今回は今年(2019年12月)から固定価格買取制度の終了が始まる'太陽光発電'について掘り下げていきたいと思います。
【1】太陽光発電の固定化価格買取制度(FIT)とは?
正式には「再生可能エネルギーの固定価格買取制度」といい、再生可能エネルギーで発電した電気を電力会社が一定の価格で一定の期間(10年間)買い取ることを国が約束する制度で、対象となる再生可能エネルギーは「太陽光」「風力」「水力」「地熱」「バイオマス」の5つのいずれかとなります。また、発電した電気は全量が買取対象になりますが、住宅の屋根に載せるような10kW未満の太陽光の場合は、自分で消費した後の余剰分が買取対象となります。
詳しくは
資源エネルギー庁の固定価格買取制度を参照
2009年の制度開始時の電力の固定買取価格は(48円/1Kwh,10年間)でしたが年々下がり続けており、今年の固定買取価格は(24円/1Kwh,10年間)となっており10年前の半額となっております。もっともソーラー発電等の設備費用も技術革新でかなり安くなってきています。

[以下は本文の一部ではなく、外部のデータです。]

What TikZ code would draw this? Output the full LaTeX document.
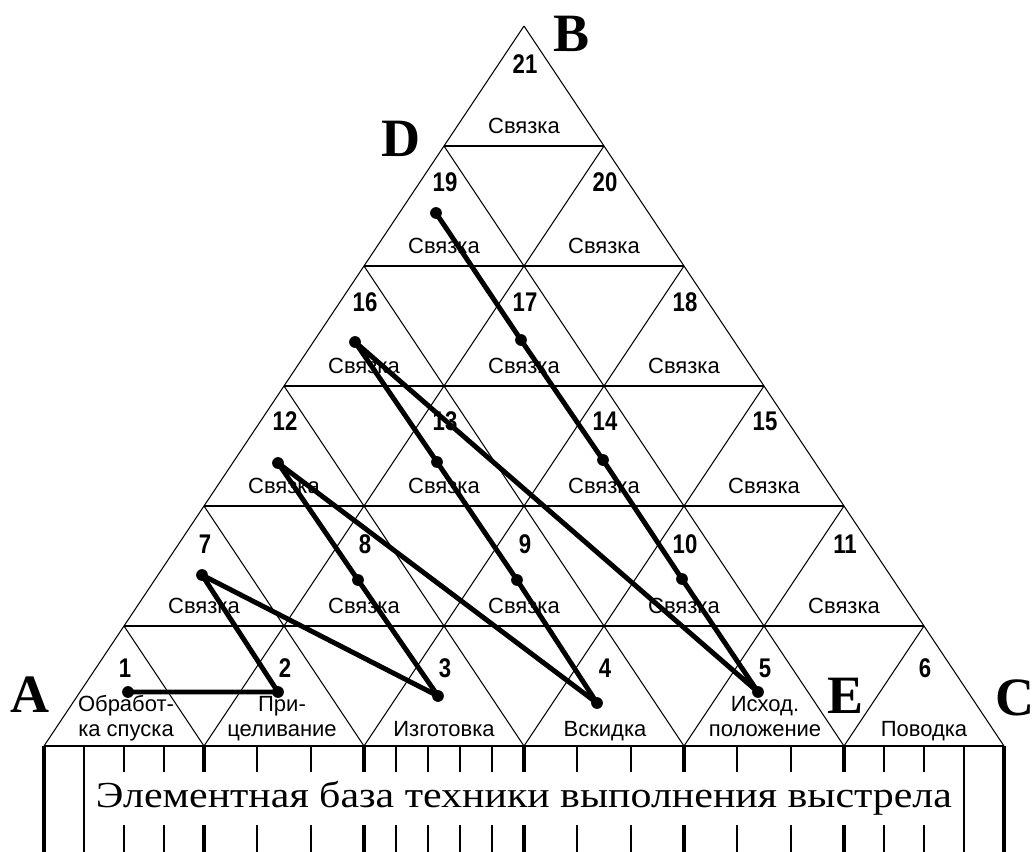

この制度が開始されてから今日まで、固定買取が維持されてきましたが、来月(2019年12月からは、固定買取期間の10年を経過した方や事業者が発生してきます。いったいこの方たちはその後どうやっていくのでしょうか?
資源エネルギー庁のホームページには次のような選択肢が紹介されています。
資源エネルギー庁のホームページ「どうする?ソーラー」
(選択肢1)自家消費
・電気自動車や蓄電池・エコキュートなどと組み合わせて自家消費
昼間に発電して、電気製品などの電力に使用しつつ、余った電力を蓄電池に貯めることで、夜間に使用することができます。また電気自動車は充電することで、自動車の動力としてだけではなく、家庭の電気製品などの電力として使用することができます。
(選択肢2)相対・自由契約
・小売電気事業者などに対し、相対・自由契約で余剰電力を売電
従来通り小売り電気事業者などと個別に契約し、余剰電力を買い取ってもらうことができます。今後様々な事業者から発表される買取メニューをご確認いただき、買取期間の満了までに、ご自身の希望にあうプランを選択してください。
(
売電できる事業者はこちら)
【4】 |
固定買取期間と買取期間終了後の相対・自由契約の売電買取価格の差はどれくらい? |
前項の資源エネルギー庁のホームページの(売電できる事業者はこちら)のページを参考に、実際に固定買取期間が終了した後の売電価格を調べてたところ、一番条件のよい場合で(11.5円/1Kwh) ,一番悪い条件で(6.5円/1Kwh)でした。私の住んでいる北陸電力管内では平均で(8円/1Kwh)程度でした。
来月で固定買取契約の切れる方や来年度いっぱいで契約が切れる方はいきなりある月から、(48円/1Kwh)から(8円程度/1Kwh)に、売電収入が突然1/6に減少しますので、なにも予備知識のない方や、事前準備をなさっておられない方は少なからずびっくりしたり落胆なさるかも知れません。月々の電気代の明細も、前月までは収入のほうが多かったのに、いきなり支払に転じるというパターンも発生するかもしれません。
前項で固定買取期間終了後の売電価格予想があまりに安いので、驚かれた方も少なからず、おられると思います。
しかし思い直してみれば、固定買取期間中の高い売電価格も(FIT制度)という電力利用者すべてが固定買取価格を維持する仕組みがあったからこそできた価格であって、単にその優遇期間が終了したということに過ぎないということです。つまりすべての利用者に課されている電気料金に加算された、
再エネ賦課金 = 使用電気量(kW/h) × 2.95円/kWh
の恩恵にあづかる期間(10年間)が終了したということです。
これからは、せっかく導入した発電設備をより有効に役立たせる方向に頭を切り替える発想の転換が必要となってくるでしょう。
【6】 |
「売電で儲ける」から「自分で消費する、電力地産地消」への発想の転換 |
先々月の2019年9月に千葉県を襲った台風15号では9月10日から24日まで全面復旧まで2週間を要する大規模かつ長期間な電力供給網の被害が発生しました。
このような場合、自宅にソーラー発電設備とオプションの蓄電池を有していれば、外部からの電力供給が停止してもそれまでと変わらぬ電力消費生活ができるはずです。
今までのソーラー発電設備にあともう少しの投資(蓄電池分)が必要ですが、災害に対する備えも兼ねた電力の地産地消という方向に発想を切り替えてみるのもいかがでしょうか。(但し、蓄電池はできるだけ水没をまぬがれる場所に設置して下さい。)